15. After Hawes's father died, Hawes's mother asked Bryan Hawes for information about the annuities. Hawes sent his mother a letter on March 21, 2003 stating that the "contract values" for the three annuities were $279,926.16, $186,860.21, and $245,092.85. In fact, none of these annuities existed in 2003, and Hawes's statements were false. More specifically, two of the annuities for which Bryan Hawes had sent account statements to his mother had once existed with London Pacific, but had been drawn down and ultimately liquidated in 1996. London Pacific had no record for the third annuity existing in the names of either of Bryan Hawes's parents; moreover, London Pacific confirmed in a April 16, 2003 letter that "Bryan Hawes was not the writing agent for" that policy number.
16. In fact, Bryan Hawes never purchased the third annuity. He kept the funds for his own purposes. Hawes also drew down and liquidated the other two annuities and used the proceeds for his own purposes. In all, Hawes misappropriated at least $350,000 from his parents through his fraudulent sale of annuity products.
The California Investors
17. In 1994 and 1995, Hawes purported to assist a married couple who were his clients (the "California investors") with certain financial arrangements. Hawes purported to arrange for the California investors to invest in two annuity products, one annuity through Mass Mutual and a variable annuity through the Life Insurance Company of Virginia ("Life of Virginia").
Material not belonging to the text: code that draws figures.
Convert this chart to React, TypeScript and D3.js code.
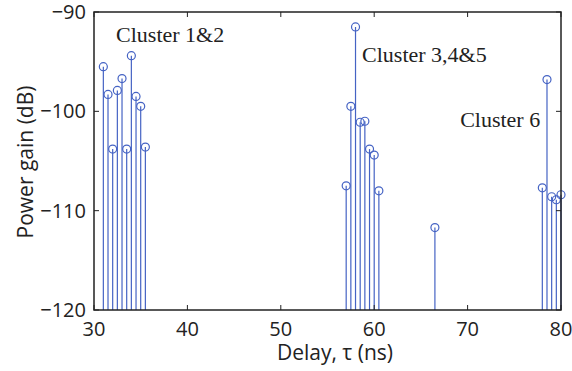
import React from "react";
import * as d3 from "d3";

// Multipath delay profile: path delay (ns) and power gain (dB)
const delays = [
  31.0, 31.5, 32.0, 32.5, 33.0, 33.5, 34.0, 34.5, 35.0, 35.5,
  57.0, 57.5, 58.0, 58.5, 59.0, 59.5, 60.0, 60.5,
  66.5,
  78.0, 78.5, 79.0, 79.5, 80.0,
];
const gains = [
  -95.5, -98.3, -103.8, -97.9, -96.7, -103.8, -94.4, -98.5, -99.5, -103.6,
  -107.5, -99.5, -91.5, -101.1, -101.0, -103.8, -104.4, -108.0,
  -111.7,
  -107.7, -96.8, -108.6, -108.9, -108.4,
];
const xTicks = [30, 40, 50, 60, 70, 80];
const yTicks = [-120, -110, -100, -90];
const clusterLabels = ["Cluster 1&2", "Cluster 3,4&5", "Cluster 6"];
const labelAnchors = [
  { x: 32.36, y: -93.0 },
  { x: 58.7, y: -95.0 },
  { x: 69.2, y: -101.6 },
];

const W = 572;
const H = 371;
const L = 94, R = 561, T = 12, B = 310;
const STEM = "#4563c4";
const SANS = "'Open Sans', 'Noto Sans', sans-serif";
const SERIF = "'Liberation Serif', 'DejaVu Serif', serif";

export default function App() {
  const x = d3.scaleLinear().domain([30, 80]).range([L, R]);
  const y = d3.scaleLinear().domain([-120, -90]).range([B, T]);
  const tl = 5;
  return (
    <svg width={W} height={H} style={{ position: "absolute", left: 0, top: 0 }}>
      <rect width={W} height={H} fill="#fff" />
      {/* stems */}
      {delays.map((d, i) => (
        <g key={i}>
          <line x1={x(d)} x2={x(d)} y1={y(-120)} y2={y(gains[i])} stroke={STEM} strokeWidth={1.2} />
          <circle cx={x(d)} cy={y(gains[i])} r={4} fill="none" stroke={STEM} strokeWidth={1.2} />
        </g>
      ))}
      {/* axes box */}
      <rect x={L} y={T} width={R - L} height={B - T} fill="none" stroke="#222" strokeWidth={1.5} />
      {xTicks.map((t) => (
        <g key={"x" + t}>
          <line x1={x(t)} x2={x(t)} y1={B} y2={B - tl} stroke="#222" strokeWidth={1} />
          <line x1={x(t)} x2={x(t)} y1={T} y2={T + tl} stroke="#222" strokeWidth={1} />
          <text x={x(t)} y={B + 26} textAnchor="middle" fontFamily={SANS} fontSize={20} fill="#222">
            {t}
          </text>
        </g>
      ))}
      {yTicks.map((t) => (
        <g key={"y" + t}>
          <line x1={L} x2={L + tl} y1={y(t)} y2={y(t)} stroke="#222" strokeWidth={1} />
          <line x1={R} x2={R - tl} y1={y(t)} y2={y(t)} stroke="#222" strokeWidth={1} />
          <text x={L - 8} y={y(t) + 7} textAnchor="end" fontFamily={SANS} fontSize={20} fill="#222">
            {t < 0 ? "\u2212" + Math.abs(t) : t}
          </text>
        </g>
      ))}
      <text x={335} y={360} textAnchor="middle" fontFamily={SANS} fontSize={21} fill="#222">
        Delay, τ (ns)
      </text>
      <text
        transform={`translate(33, 162) rotate(-90)`}
        textAnchor="middle"
        fontFamily={SANS}
        fontSize={21}
        fill="#222"
      >
        Power gain (dB)
      </text>
      {clusterLabels.map((s, i) => (
        <text key={s} x={x(labelAnchors[i].x)} y={y(labelAnchors[i].y)} fontFamily={SERIF} fontSize={22} fill="#222">
          {s}
        </text>
      ))}
    </svg>
  );
}
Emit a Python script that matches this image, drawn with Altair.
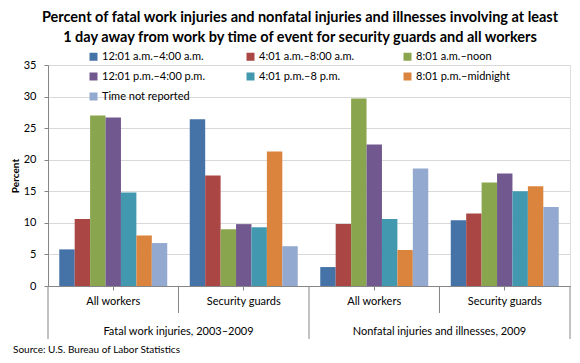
import altair as alt
import pandas as pd

# ---- data ----
series = ["12:01 a.m.–4:00 a.m.", "4:01 a.m.–8:00 a.m.", "8:01 a.m.–noon",
          "12:01 p.m.–4:00 p.m.", "4:01 p.m.–8 p.m.", "8:01 p.m.–midnight",
          "Time not reported"]
colors = ["#4572A7", "#AA4643", "#89A54E", "#71588F", "#4198AF", "#DB843D", "#93A9CF"]
outer_groups = ["Fatal work injuries, 2003–2009", "Nonfatal injuries and illnesses, 2009"]
inner_groups = ["All workers", "Security guards"]

# values per group: [Fatal-All, Fatal-Guards, Nonfatal-All, Nonfatal-Guards]
v_0001_0400 = [5.8, 26.4, 3.0, 10.4]
v_0401_0800 = [10.6, 17.5, 9.8, 11.5]
v_0801_noon = [27.0, 9.0, 29.7, 16.4]
v_1201_1600 = [26.7, 9.8, 22.4, 17.8]
v_1601_2000 = [14.8, 9.3, 10.6, 15.0]
v_2001_2400 = [8.0, 21.3, 5.7, 15.8]
v_not_rep = [6.8, 6.3, 18.6, 12.5]
all_values = [v_0001_0400, v_0401_0800, v_0801_noon, v_1201_1600,
              v_1601_2000, v_2001_2400, v_not_rep]

y_ticks = [0, 5, 10, 15, 20, 25, 30, 35]

title_lines = ["Percent of fatal work injuries and nonfatal injuries and illnesses involving  at least",
               "1 day away from work by time of event for security guards and all workers"]
source_text = "Source: U.S. Bureau of Labor Statistics"

# ---- tables ----
keys = [f"{o}|{i}" for o in outer_groups for i in inner_groups]
rows = []
for s, vals in zip(series, all_values):
    for k, v in zip(keys, vals):
        rows.append({"key": k, "series": s, "value": v})
df = pd.DataFrame(rows)

long_div = pd.DataFrame({"key": [keys[0], keys[2]]})
end_div = pd.DataFrame({"key": [keys[3]]})
short_div = pd.DataFrame({"key": [keys[1], keys[3]]})
outer_df = pd.DataFrame({"key": [keys[1], keys[3]], "label": outer_groups})
src_df = pd.DataFrame({"label": [source_text]})

FONT = "Lato"
AX = "#868686"
W, H = 522, 221

xscale = alt.Scale(domain=keys, paddingInner=0, paddingOuter=0)
xaxis = alt.Axis(labelExpr="split(datum.label, '|')[1]", labelAngle=0,
                 labelFont=FONT, labelFontSize=11, labelColor="#000000",
                 labelPadding=5, tickSize=4, tickColor=AX,
                 domainColor=AX, domainWidth=1, grid=False, title=None)

bars = alt.Chart(df).mark_bar(stroke=None).encode(
    x=alt.X("key:N", scale=xscale, title=None, axis=xaxis),
    xOffset=alt.XOffset("series:N", sort=series,
                        scale=alt.Scale(domain=series, paddingOuter=0.73, paddingInner=0)),
    y=alt.Y("value:Q", scale=alt.Scale(domain=[0, 35], nice=False),
            axis=alt.Axis(values=y_ticks, title="Percent", titleFont=FONT,
                          titleFontSize=10, titleFontWeight="bold", titleColor="#000000",
                          titlePadding=3, labelFont=FONT, labelFontSize=11,
                          labelColor="#000000", labelPadding=8, tickSize=4,
                          tickColor=AX, domainColor=AX, gridColor="#d9d9d9",
                          grid=True)),
    color=alt.Color("series:N", sort=series,
                    scale=alt.Scale(domain=series, range=colors),
                    legend=alt.Legend(orient="none", legendX=40, legendY=-14,
                                      columns=3, direction="horizontal", title=None,
                                      symbolType="square",
                                      symbolSize=64, symbolStrokeWidth=0,
                                      labelFont=FONT, labelFontSize=11,
                                      labelColor="#000000", gridAlign="all",
                                      columnPadding=40, rowPadding=8, padding=0,
                                      labelOffset=3)),
)

rule_long = alt.Chart(long_div).mark_rule(color=AX, strokeWidth=1).encode(
    x=alt.X("key:N", bandPosition=0, title=None),
    y=alt.value(H), y2=alt.value(H + 53))
rule_end = alt.Chart(end_div).mark_rule(color=AX, strokeWidth=1).encode(
    x=alt.X("key:N", bandPosition=1, title=None),
    y=alt.value(H), y2=alt.value(H + 53))
rule_short = alt.Chart(short_div).mark_rule(color=AX, strokeWidth=1).encode(
    x=alt.X("key:N", bandPosition=0, title=None),
    y=alt.value(H), y2=alt.value(H + 27))

outer_text = alt.Chart(outer_df).mark_text(font=FONT, fontSize=11, color="#000000",
                                           baseline="middle", align="center").encode(
    x=alt.X("key:N", bandPosition=0, title=None),
    y=alt.value(H + 46), text="label:N")

src = alt.Chart(src_df).mark_text(font=FONT, fontSize=10, color="#000000",
                                  baseline="middle", align="left").encode(
    x=alt.value(-35), y=alt.value(H + 64), text="label:N")

chart = alt.layer(bars, rule_long, rule_end, rule_short, outer_text, src).properties(
    width=W, height=H,
    autosize=alt.AutoSizeParams(type="none"),
    padding={"left": 40, "top": 57, "right": 2, "bottom": 68},
    title=alt.TitleParams(text=title_lines, font=FONT, fontSize=14.5, fontWeight="bold",
                          color="#000000", anchor="middle", dx=-9, offset=6,
                          lineHeight=20),
).configure_view(stroke=None).configure(background="white")

chart.save("out.html", embed_options={"renderer": "svg", "actions": False})
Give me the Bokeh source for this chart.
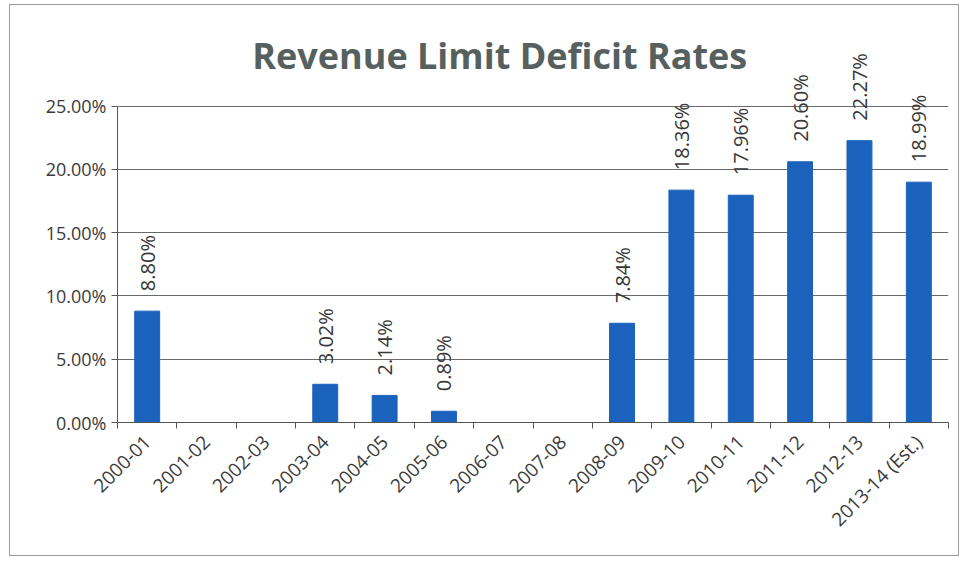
import numpy as np
from bokeh.plotting import figure
from bokeh.models import ColumnDataSource, LabelSet, Label, FixedTicker, PrintfTickFormatter, Range1d
from bokeh.core.properties import value
from bokeh.embed import file_html
from bokeh.resources import INLINE

years = ["2000-01", "2001-02", "2002-03", "2003-04", "2004-05", "2005-06", "2006-07",
         "2007-08", "2008-09", "2009-10", "2010-11", "2011-12", "2012-13", "2013-14 (Est.)"]
rates = [8.80, 0, 0, 3.02, 2.14, 0.89, 0, 0, 7.84, 18.36, 17.96, 20.60, 22.27, 18.99]
y_ticks = [0, 5, 10, 15, 20, 25]
title_text = "Revenue Limit Deficit Rates"

n = len(years)
xs = [i + 0.5 for i in range(n)]

p = figure(width=950, height=552, output_backend="svg", toolbar_location=None,
           x_range=Range1d(0, n), y_range=Range1d(0, 32.0),
           min_border_left=107, min_border_right=12, min_border_top=12, min_border_bottom=135)
p.styles = {"border": "1px solid #9a9a9a", "margin": "4px 0px 0px 9px"}

title = Label(x=6.44, y=28.96, text=title_text, text_align="center", text_baseline="middle",
              text_font="Open Sans", text_font_size="36px", text_font_style="bold",
              text_color="#56605f")
p.add_layout(title)

src = ColumnDataSource(dict(x=xs, y=rates))
p.vbar(x="x", top="y", width=0.42, bottom=0, source=src, color="#1b62bd")

nz = [i for i, v in enumerate(rates) if v > 0]
lsrc = ColumnDataSource(dict(x=[xs[i] for i in nz], y=[rates[i] for i in nz],
                             lab=[f"{rates[i]:.2f}%" for i in nz]))
labels = LabelSet(x="x", y="y", text="lab", source=lsrc, angle=np.pi / 2,
                  text_align="left", text_baseline="middle", y_offset=20,
                  text_font=value("Open Sans"), text_font_size="20px", text_color="#383838")
p.add_layout(labels)

p.xaxis.ticker = FixedTicker(ticks=xs, minor_ticks=list(range(n + 1)))
p.xaxis.major_label_overrides = {x: y for x, y in zip(xs, years)}
p.xaxis.major_label_orientation = np.pi / 4
p.xaxis.major_label_standoff = 10
p.xaxis.major_tick_out = 0
p.xaxis.major_tick_in = 0
p.xaxis.minor_tick_out = 6
p.xaxis.minor_tick_in = 0
p.xaxis.major_label_text_font = "Open Sans"
p.xaxis.major_label_text_font_size = "19px"
p.xaxis.major_label_text_color = "#3a3a3a"
p.xaxis.axis_line_color = "#555555"
p.xaxis.minor_tick_line_color = "#555555"

p.yaxis.ticker = FixedTicker(ticks=y_ticks)
p.yaxis.bounds = (0, 25)
p.yaxis.formatter = PrintfTickFormatter(format="%.2f%%")
p.yaxis.minor_tick_line_color = None
p.yaxis.major_tick_out = 6
p.yaxis.major_tick_in = 0
p.yaxis.major_label_text_font = "Open Sans"
p.yaxis.major_label_text_font_size = "18px"
p.yaxis.major_label_text_color = "#3a3a3a"
p.yaxis.axis_line_color = "#555555"
p.yaxis.major_tick_line_color = "#555555"

p.xgrid.grid_line_color = None
p.ygrid.grid_line_color = "#6a6a6a"
p.ygrid.grid_line_width = 1
p.outline_line_color = None

open("out.html", "w").write(file_html(p, INLINE))
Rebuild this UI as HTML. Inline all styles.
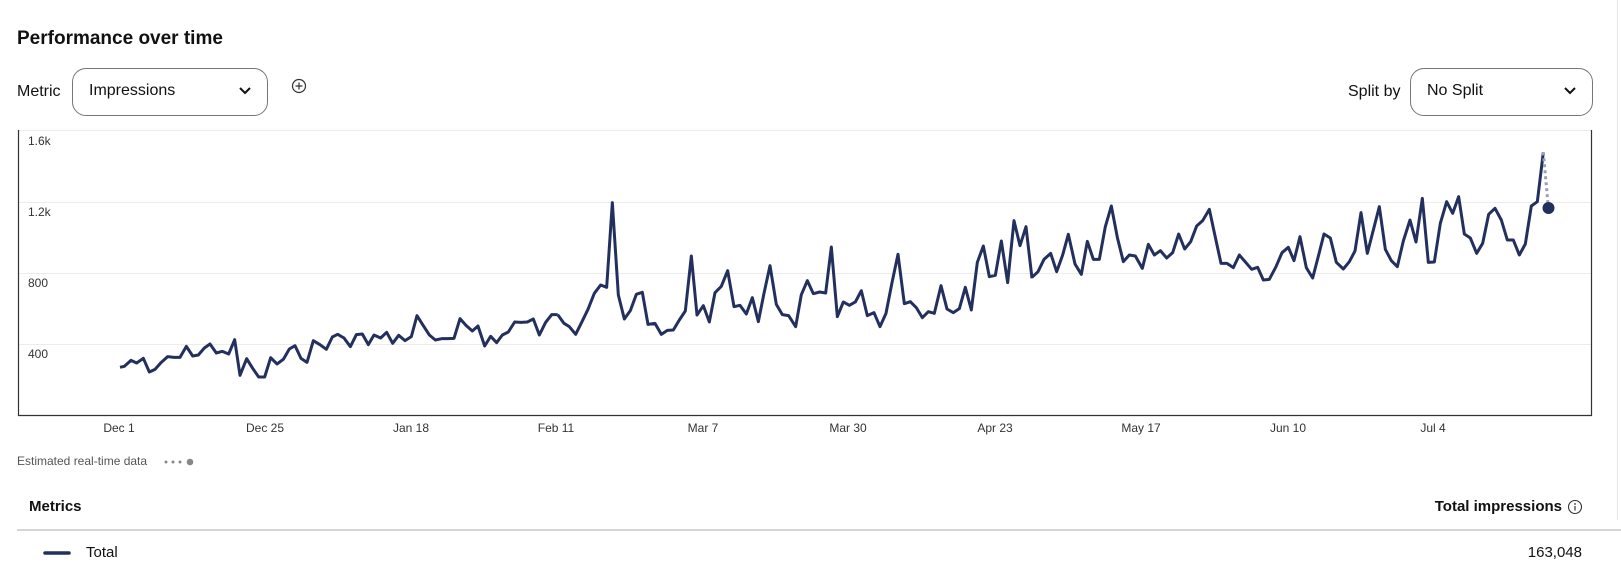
<!DOCTYPE html>
<html><head><meta charset="utf-8"><style>
body{margin:0;width:1621px;height:580px;background:#fff;font-family:"Liberation Sans",sans-serif;color:#111;position:relative;overflow:hidden}
.a{position:absolute;white-space:nowrap}
.dd{position:absolute;border:1px solid #767676;border-radius:14px;box-sizing:border-box;height:48px;top:68px}
.dd span{position:absolute;left:16px;top:13px;font-size:16px}
.dd svg{position:absolute;right:16px;top:18px}
.xl{position:absolute;top:421px;font-size:12px;color:#333;transform:translateX(-50%)}
.yl{position:absolute;left:28px;font-size:12px;color:#333}
</style></head><body>
<div class="a" style="left:17px;top:28px;font-size:19px;font-weight:bold">Performance over time</div>
<div class="a" style="left:17px;top:83px;font-size:16px">Metric</div>
<div class="dd" style="left:72px;width:196px"><span>Impressions</span><svg width="12" height="8"><path d="M1 1l5 5 5-5" stroke="#111" stroke-width="2" fill="none"/></svg></div>
<svg class="a" style="left:291px;top:78px" width="16" height="16"><circle cx="8" cy="8" r="6.5" stroke="#333" fill="none" stroke-width="1.2"/><path d="M8 4.5v7M4.5 8h7" stroke="#333" stroke-width="1.2"/></svg>
<div class="a" style="left:1348px;top:83px;font-size:16px">Split by</div>
<div class="dd" style="left:1410px;width:183px"><span>No Split</span><svg width="12" height="8"><path d="M1 1l5 5 5-5" stroke="#111" stroke-width="2" fill="none"/></svg></div>
<div class="a" style="left:1617px;top:0;width:1px;height:520px;background:#e6e6e6"></div>
<svg class="a" style="left:0;top:0" width="1621" height="580">
<g stroke="#ececec" stroke-width="1"><line x1="18" x2="1592" y1="130.5" y2="130.5"/><line x1="18" x2="1592" y1="202.5" y2="202.5"/><line x1="18" x2="1592" y1="273.5" y2="273.5"/><line x1="18" x2="1592" y1="344.5" y2="344.5"/></g>
<path d="M18.5 130V415.5H1591.5V130" stroke="#333" fill="none" stroke-width="1.2"/>
<g transform="translate(100,120) scale(0.33333)"><polyline vector-effect="non-scaling-stroke" fill="none" stroke="#23305e" stroke-width="3" stroke-linejoin="round" points="60,742 73,739 93,721 110,729 130,715 148,756 165,748 183,728 203,710 222,712 240,712 259,679 278,708 295,705 313,684 330,672 349,699 367,694 386,702 404,659 420,766 440,716 458,745 476,771 494,771 512,713 531,732 550,718 568,687 585,677 603,715 621,727 640,662 660,674 679,688 697,651 713,643 732,654 751,680 769,644 787,642 805,674 822,645 842,654 860,637 878,670 896,646 915,662 934,650 951,587 970,617 988,645 1006,660 1025,656 1044,656 1062,655 1080,596 1098,616 1117,633 1134,618 1154,678 1172,649 1190,668 1207,645 1225,636 1244,606 1263,607 1282,606 1300,597 1318,645 1337,607 1355,584 1373,584"/></g>
<g transform="translate(560,120) scale(0.33333)"><polyline vector-effect="non-scaling-stroke" fill="none" stroke="#23305e" stroke-width="3" stroke-linejoin="round" points="-7,584 12,610 28,620 47,643 65,607 84,568 103,520 122,495 140,502 157,248 175,525 193,597 211,572 229,523 247,517 264,613 285,610 304,643 322,631 340,630 358,600 376,573 394,408 411,585 430,557 448,606 465,518 484,499 503,452 522,560 540,556 559,582 577,533 595,605 612,520 630,437 649,553 667,584 686,587 707,620 724,524 742,482 760,521 779,516 797,519 814,381 832,590 850,546 868,556 886,546 904,512 922,587 942,578 960,620 978,580 996,488 1014,403 1033,551 1051,545 1069,563 1087,593 1105,575 1123,580 1143,497 1161,567 1180,578 1198,566 1216,502 1234,570 1252,427 1270,378 1288,470 1306,466 1324,363 1343,488 1362,302 1380,377 1398,320 1416,475"/></g>
<g transform="translate(1030,120) scale(0.33333)"><polyline vector-effect="non-scaling-stroke" fill="none" stroke="#23305e" stroke-width="3" stroke-linejoin="round" points="6,472 24,455 42,418 62,400 80,455 98,405 115,343 135,432 154,463 172,364 190,418 208,418 226,320 244,258 262,352 280,425 298,405 316,408 337,445 355,373 373,405 391,392 410,414 428,398 446,342 464,387 482,365 500,318 518,302 538,268 556,352 573,430 591,430 610,443 628,405 647,427 665,448 683,442 700,480 718,478 738,440 756,398 775,382 792,422 810,350 829,443 848,474 866,405 882,342 901,354 919,427 940,447 958,425 975,393 993,278 1012,400 1030,330 1048,260 1066,388 1084,422 1102,440 1120,363 1140,300 1158,366 1177,235 1195,427 1213,426 1231,310 1250,245 1268,280 1286,230 1303,342 1321,354 1340,400 1358,370 1376,283 1395,265 1414,300 1432,360 1450,360 1468,405 1486,372 1504,258 1522,245 1540,97"/>
<line vector-effect="non-scaling-stroke" x1="1540" y1="97" x2="1555" y2="262" stroke="#9aa0b5" stroke-width="3" stroke-dasharray="3 3"/></g>
<circle cx="1548.5" cy="208" r="6" fill="#23305e"/>
<g fill="#888"><circle cx="166" cy="462" r="1.5"/><circle cx="173" cy="462" r="1.5"/><circle cx="180" cy="462" r="1.5"/><circle cx="190" cy="462" r="3.3"/></g>
<line x1="17" x2="1621" y1="530" y2="530" stroke="#c8c8c8" stroke-width="1.5"/>
<line x1="45" x2="69" y1="553" y2="553" stroke="#23305e" stroke-width="3.5" stroke-linecap="round"/>
<circle cx="1575" cy="507" r="6.5" stroke="#333" fill="none" stroke-width="1.1"/><circle cx="1575" cy="504" r="0.9" fill="#333"/><line x1="1575" x2="1575" y1="506" y2="510.5" stroke="#333" stroke-width="1.2"/>
</svg>
<div class="yl" style="top:134px">1.6k</div><div class="yl" style="top:205px">1.2k</div><div class="yl" style="top:276px">800</div><div class="yl" style="top:347px">400</div>
<div class="xl" style="left:119px">Dec 1</div><div class="xl" style="left:265px">Dec 25</div><div class="xl" style="left:411px">Jan 18</div><div class="xl" style="left:556px">Feb 11</div><div class="xl" style="left:703px">Mar 7</div><div class="xl" style="left:848px">Mar 30</div><div class="xl" style="left:995px">Apr 23</div><div class="xl" style="left:1141px">May 17</div><div class="xl" style="left:1288px">Jun 10</div><div class="xl" style="left:1433px">Jul 4</div>
<div class="a" style="left:17px;top:454px;font-size:12px;color:#555">Estimated real-time data</div>
<div class="a" style="left:29px;top:498px;font-size:15px;font-weight:bold">Metrics</div>
<div class="a" style="right:59px;top:498px;font-size:15px;font-weight:bold">Total impressions</div>
<div class="a" style="left:86px;top:544px;font-size:15px">Total</div>
<div class="a" style="right:39px;top:544px;font-size:15px">163,048</div>
</body></html>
The California investors paid Hawes $75,000 on or about August 1995 to purchase the Life of Virginia variable annuity. The California investors intended to use this investment to fund their son's eventual college education. Hawes provided various documents associated with the Life of Virginia variable annuity to the California investors, including an initial account application, policy information, and periodic statements. For example, on August 17, 1998, Hawes sent the California investors a "summary of [their] investments." The summary supplied by Hawes stated that the Life of Virginia variable annuity had a "value" as of June 1998 of $135,440. The documents Hawes supplied were false. Hawes never purchased an annuity through Life of Virginia. Rather, Hawes misappropriated the upfront "premium" paid by the California investors for the variable annuity.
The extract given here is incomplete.